--- Start RECORDS TO PROCESS ---

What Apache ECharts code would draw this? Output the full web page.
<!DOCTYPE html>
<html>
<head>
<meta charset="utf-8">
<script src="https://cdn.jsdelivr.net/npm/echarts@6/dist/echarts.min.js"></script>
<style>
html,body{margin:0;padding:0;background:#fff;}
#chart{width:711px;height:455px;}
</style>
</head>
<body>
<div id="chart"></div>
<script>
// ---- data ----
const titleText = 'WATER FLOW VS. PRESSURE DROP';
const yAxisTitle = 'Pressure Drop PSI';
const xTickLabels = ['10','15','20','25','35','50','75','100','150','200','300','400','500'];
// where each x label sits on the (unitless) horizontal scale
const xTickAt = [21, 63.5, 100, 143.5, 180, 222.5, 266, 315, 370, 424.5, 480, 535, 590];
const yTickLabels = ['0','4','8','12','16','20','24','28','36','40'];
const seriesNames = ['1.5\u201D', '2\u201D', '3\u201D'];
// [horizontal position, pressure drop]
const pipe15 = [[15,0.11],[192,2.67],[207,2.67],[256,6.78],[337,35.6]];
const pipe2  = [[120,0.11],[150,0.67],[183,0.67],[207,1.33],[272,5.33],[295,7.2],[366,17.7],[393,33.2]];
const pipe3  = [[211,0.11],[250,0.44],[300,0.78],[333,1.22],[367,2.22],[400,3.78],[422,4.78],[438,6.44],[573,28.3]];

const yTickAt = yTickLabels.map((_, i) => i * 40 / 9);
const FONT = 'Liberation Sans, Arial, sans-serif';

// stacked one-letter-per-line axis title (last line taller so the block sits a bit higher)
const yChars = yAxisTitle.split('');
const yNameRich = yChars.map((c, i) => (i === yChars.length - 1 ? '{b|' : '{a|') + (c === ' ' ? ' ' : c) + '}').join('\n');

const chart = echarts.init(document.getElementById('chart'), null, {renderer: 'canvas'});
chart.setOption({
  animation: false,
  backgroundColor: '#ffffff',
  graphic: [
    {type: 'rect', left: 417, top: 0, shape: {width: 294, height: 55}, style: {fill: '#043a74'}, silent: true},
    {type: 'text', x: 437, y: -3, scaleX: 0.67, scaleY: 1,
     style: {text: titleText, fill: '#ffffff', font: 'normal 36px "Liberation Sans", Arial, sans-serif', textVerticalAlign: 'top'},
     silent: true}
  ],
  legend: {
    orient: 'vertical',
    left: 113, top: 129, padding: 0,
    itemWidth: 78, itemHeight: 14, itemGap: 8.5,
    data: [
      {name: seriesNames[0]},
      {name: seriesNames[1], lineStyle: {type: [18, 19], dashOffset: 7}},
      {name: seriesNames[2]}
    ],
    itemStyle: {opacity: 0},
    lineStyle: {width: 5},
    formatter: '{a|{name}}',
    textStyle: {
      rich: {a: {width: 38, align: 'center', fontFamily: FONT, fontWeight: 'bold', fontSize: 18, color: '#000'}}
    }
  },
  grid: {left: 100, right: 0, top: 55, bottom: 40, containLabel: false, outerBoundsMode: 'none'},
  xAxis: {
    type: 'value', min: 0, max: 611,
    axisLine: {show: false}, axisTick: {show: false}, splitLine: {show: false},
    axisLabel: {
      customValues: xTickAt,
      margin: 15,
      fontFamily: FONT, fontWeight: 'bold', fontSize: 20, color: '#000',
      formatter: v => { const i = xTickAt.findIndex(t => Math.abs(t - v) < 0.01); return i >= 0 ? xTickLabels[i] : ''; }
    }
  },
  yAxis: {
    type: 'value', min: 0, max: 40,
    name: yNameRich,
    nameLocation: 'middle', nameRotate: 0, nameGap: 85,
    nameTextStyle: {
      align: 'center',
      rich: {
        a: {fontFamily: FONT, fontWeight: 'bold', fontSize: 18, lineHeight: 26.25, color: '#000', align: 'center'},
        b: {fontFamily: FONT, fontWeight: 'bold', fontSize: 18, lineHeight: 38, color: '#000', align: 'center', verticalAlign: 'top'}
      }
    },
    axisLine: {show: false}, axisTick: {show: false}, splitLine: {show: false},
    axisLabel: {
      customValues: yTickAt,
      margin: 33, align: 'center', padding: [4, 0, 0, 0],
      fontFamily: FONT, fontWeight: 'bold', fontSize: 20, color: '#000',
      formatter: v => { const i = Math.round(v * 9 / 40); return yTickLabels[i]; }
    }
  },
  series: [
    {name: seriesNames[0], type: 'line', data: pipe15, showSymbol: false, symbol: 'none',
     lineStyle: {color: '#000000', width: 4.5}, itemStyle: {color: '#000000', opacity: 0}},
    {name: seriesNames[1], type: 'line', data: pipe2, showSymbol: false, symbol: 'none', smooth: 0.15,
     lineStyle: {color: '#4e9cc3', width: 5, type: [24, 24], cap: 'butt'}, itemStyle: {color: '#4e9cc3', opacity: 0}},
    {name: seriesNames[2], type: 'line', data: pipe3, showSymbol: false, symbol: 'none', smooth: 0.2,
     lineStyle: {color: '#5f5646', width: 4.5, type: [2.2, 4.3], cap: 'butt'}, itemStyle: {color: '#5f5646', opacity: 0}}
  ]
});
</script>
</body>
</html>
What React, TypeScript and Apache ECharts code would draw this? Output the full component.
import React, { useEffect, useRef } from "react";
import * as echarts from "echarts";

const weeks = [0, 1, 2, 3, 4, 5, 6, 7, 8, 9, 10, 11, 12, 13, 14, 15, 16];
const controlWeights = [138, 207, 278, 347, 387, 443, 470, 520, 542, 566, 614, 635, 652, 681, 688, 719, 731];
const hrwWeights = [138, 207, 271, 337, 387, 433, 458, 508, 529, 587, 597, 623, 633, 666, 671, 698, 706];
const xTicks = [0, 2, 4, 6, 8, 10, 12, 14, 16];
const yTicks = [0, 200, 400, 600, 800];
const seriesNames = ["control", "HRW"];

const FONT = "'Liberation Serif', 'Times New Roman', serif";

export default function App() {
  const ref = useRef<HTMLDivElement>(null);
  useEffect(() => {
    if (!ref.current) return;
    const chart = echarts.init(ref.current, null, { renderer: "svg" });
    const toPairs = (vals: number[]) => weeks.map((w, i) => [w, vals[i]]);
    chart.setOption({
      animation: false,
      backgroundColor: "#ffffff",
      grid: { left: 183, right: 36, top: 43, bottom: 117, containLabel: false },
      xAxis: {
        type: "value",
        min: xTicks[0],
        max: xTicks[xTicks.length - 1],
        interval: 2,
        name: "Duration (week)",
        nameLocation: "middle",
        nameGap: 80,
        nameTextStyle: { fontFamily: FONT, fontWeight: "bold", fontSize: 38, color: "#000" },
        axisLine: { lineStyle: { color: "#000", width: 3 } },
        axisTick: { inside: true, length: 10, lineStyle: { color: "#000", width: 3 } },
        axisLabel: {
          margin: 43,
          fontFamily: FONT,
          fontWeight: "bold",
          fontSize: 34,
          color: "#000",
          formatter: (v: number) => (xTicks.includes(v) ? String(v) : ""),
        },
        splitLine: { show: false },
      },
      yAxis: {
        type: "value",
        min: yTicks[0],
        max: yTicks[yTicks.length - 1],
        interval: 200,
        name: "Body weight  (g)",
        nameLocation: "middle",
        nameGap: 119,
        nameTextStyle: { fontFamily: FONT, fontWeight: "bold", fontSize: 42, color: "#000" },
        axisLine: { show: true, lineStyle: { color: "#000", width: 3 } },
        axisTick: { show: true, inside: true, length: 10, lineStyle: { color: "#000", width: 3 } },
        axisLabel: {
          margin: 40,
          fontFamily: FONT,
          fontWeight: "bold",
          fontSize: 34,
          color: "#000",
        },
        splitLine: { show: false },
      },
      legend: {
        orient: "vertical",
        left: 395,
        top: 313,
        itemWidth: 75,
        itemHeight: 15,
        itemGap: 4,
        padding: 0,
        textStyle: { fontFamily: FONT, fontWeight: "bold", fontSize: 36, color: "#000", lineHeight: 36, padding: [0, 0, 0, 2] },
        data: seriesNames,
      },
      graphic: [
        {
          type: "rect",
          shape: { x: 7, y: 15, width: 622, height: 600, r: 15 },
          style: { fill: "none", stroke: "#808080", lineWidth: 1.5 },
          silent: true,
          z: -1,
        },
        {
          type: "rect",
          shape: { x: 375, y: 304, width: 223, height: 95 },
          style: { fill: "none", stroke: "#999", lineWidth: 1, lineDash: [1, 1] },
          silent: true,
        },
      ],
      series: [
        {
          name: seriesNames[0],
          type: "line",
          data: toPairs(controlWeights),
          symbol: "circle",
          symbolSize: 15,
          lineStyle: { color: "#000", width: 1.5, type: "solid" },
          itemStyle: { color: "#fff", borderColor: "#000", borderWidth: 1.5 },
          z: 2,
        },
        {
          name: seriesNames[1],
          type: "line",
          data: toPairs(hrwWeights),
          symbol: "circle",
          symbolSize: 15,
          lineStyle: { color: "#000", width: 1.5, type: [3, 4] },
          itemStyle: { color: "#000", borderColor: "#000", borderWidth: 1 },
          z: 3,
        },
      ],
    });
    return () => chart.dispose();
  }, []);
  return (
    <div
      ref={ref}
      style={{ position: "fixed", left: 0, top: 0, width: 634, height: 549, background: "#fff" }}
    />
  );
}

--- End RECORDS TO PROCESS ---

EXERCISE OBJECTIVE >> Set down exactly the lines from the line that contains "What React, TypeScript" to the line that contains "import * as", both lines included, and nothing more.

EXERCISE RESPONSE >>
What React, TypeScript and Apache ECharts code would draw this? Output the full component.
import React, { useEffect, useRef } from "react";
import * as echarts from "echarts";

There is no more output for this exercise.